Closed kousu closed 4 years ago
While logged onto my admin account on the dataset server (since it's a convenient, and ethics-secure place, and with a conveniently fast network to be doing the migrations), follow the instructions at https://www.neuro.polymtl.ca/internal_resources/list_of_computers#duke to get access to this data:
nguenther@data:~$ sudo mount -t cifs //duke.neuro.polymtl.ca/temp /mnt/duke/temp -o username=u[REDACTED],noexec
[sudo] password for nguenther:
🔐 Password for u[REDACTED]@//132.207.65.200/temp: (no echo)
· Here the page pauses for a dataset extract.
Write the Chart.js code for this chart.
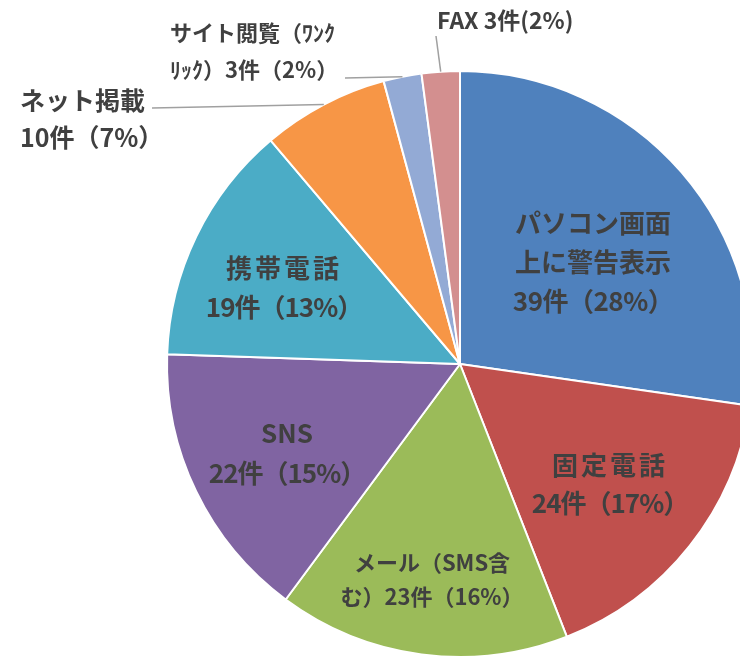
<!DOCTYPE html>
<html>
<head>
<meta charset="utf-8">
<script src="https://cdn.jsdelivr.net/npm/chart.js@4/dist/chart.umd.min.js"></script>
<style>
  html, body { margin: 0; padding: 0; background: #fff; overflow: hidden; width: 740px; height: 661px; }
  #wrap { position: absolute; left: 0; top: 0; width: 920px; height: 728px; }
</style>
</head>
<body>
<div id="wrap"><canvas id="c" width="920" height="728"></canvas></div>
<script>
// ---- data ----
const categories = ['パソコン画面上に警告表示', '固定電話', 'メール（SMS含む）', 'SNS', '携帯電話', 'ネット掲載', 'サイト閲覧（ワンクリック）', 'FAX'];
const counts = [39, 24, 23, 22, 19, 10, 3, 3];
const percents = [28, 17, 16, 15, 13, 7, 2, 2];
const labelLines = [
  ['パソコン画面', '上に警告表示', '39件（28%）'],
  ['固定電話', '24件（17%）'],
  ['メール（SMS含', 'む）23件（16%）'],
  ['SNS', '22件（15%）'],
  ['携帯電話', '19件（13%）'],
  ['ネット掲載', '10件（7%）'],
  ['サイト閲覧（ﾜﾝｸ', 'ﾘｯｸ）3件（2%）'],
  ['FAX 3件(2%)']
];
const colors = ['#4F81BD', '#C0504D', '#9BBB59', '#8064A2', '#4BACC6', '#F79646', '#93AAD5', '#D38F8F'];

// ---- label layout (relative to pie centre, px) ----
const FONT = '"Noto Sans CJK JP", "Noto Sans", sans-serif';
const labelStyle = [
  { type: 'in', dx: 133, dy: -102, size: 26, lh: 39, ls: [0, 0, -0.5] },
  { type: 'in', dx: 150, dy: 120, size: 26, lh: 38, ls: [3, -1] },
  { type: 'in', dx: -28, dy: 216, size: 22, lh: 34, ls: [0, 0] },
  { type: 'in', dx: -173, dy: 89, size: 26, lh: 40, ls: [0, -1] },
  { type: 'in', dx: -176, dy: -76, size: 26, lh: 39, ls: [3, -1] },
  { type: 'out', tx: -440, ty: -264, size: 25, lh: 37, lx: -308, ly: -256 },
  { type: 'out', tx: -290, ty: -331, size: 22, lh: 37, lx: -115, ly: -286 },
  { type: 'out', tx: -23, ty: -344, size: 23, lh: 37, lx: -24, ly: -328 }
];

const labelPlugin = {
  id: 'pieLabels',
  afterDatasetsDraw(chart) {
    const ctx = chart.ctx;
    const meta = chart.getDatasetMeta(0);
    meta.data.forEach((arc, i) => {
      const st = labelStyle[i];
      const cx = arc.x, cy = arc.y;
      const lines = labelLines[i];
      ctx.save();
      ctx.fillStyle = '#404040';
      ctx.font = 'bold ' + st.size + 'px ' + FONT;
      ctx.textBaseline = 'middle';
      if (st.type === 'in') {
        ctx.textAlign = 'center';
        const n = lines.length;
        lines.forEach((t, k) => {
          ctx.letterSpacing = ((st.ls && st.ls[k]) || 0) + 'px';
          const y = cy + st.dy + (k - (n - 1) / 2) * st.lh;
          ctx.fillText(t, cx + st.dx, y);
        });
      } else {
        ctx.textAlign = 'left';
        lines.forEach((t, k) => {
          ctx.fillText(t, cx + st.tx, cy + st.ty + k * st.lh);
        });
        // leader line to the middle of the arc edge
        const mid = (arc.startAngle + arc.endAngle) / 2;
        const ex = cx + Math.cos(mid) * arc.outerRadius;
        const ey = cy + Math.sin(mid) * arc.outerRadius;
        ctx.strokeStyle = '#A0A0A0';
        ctx.lineWidth = 1.5;
        ctx.beginPath();
        ctx.moveTo(cx + st.lx, cy + st.ly);
        ctx.lineTo(ex, ey);
        ctx.stroke();
      }
      ctx.restore();
    });
  }
};

new Chart(document.getElementById('c'), {
  type: 'pie',
  data: {
    labels: categories,
    datasets: [{
      data: counts,
      backgroundColor: colors,
      borderColor: '#FFFFFF',
      borderWidth: 2
    }]
  },
  options: {
    responsive: false,
    animation: false,
    layout: { padding: { top: 70, bottom: 70, left: 0, right: 0 } },
    plugins: {
      legend: { display: false },
      tooltip: { enabled: false },
      title: { display: false }
    }
  },
  plugins: [labelPlugin]
});
</script>
</body>
</html>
nguenther@data:~$ ls /mnt/duke/temp/
alfoi andreanne charley EvaAlonsoOrtiz harris jcohen lrouhier mariehbourget matlab olivier qc_feedback sebeda uk_biobank_BIDS zougloub
nguenther@data:~$ du -hs /mnt/duke/temp/uk_biobank_BIDS/
9.6G /mnt/duke/temp/uk_biobank_BIDS/
Import it to local storage, because we suspect using git/git-annex/datalad over smb is glitchy (#12, #15?, #16):
nguenther@data:~$ time rsync -a /mnt/duke/temp/uk_biobank_BIDS/ datasets/uk-biobank
real 2m31.438s
user 0m8.327s
sys 0m23.644s
nguenther@data:~$ du -hs datasets/uk-biobank/
9.6G datasets/uk-biobank/
Now annex it. I don't have proper docs on this yet, I just keep referring back to the last time I annexed a dataset. I have these to work from:
First, save a ton of local space (#23); this risks losing data, but only if you don't sync to the server eagerly, which is not, I think, going to be a problem in our usage:
git config --global annex.thin true
Then run this:
git init
cat > .gitattributes <<EOF
*.nii filter=annex annex.largefiles=anything
*.nii.gz filter=annex annex.largefiles=anything
EOF
git add README.txt && git commit -m "Initial commit"
git annex init
git add .gitattributes && git commit -m "Configure git-annex"
time git add .
git commit -m "Migrate dataset from smb://duke.neuro.polymtl.ca/temp/uk_biobank_BIDS to git-annex."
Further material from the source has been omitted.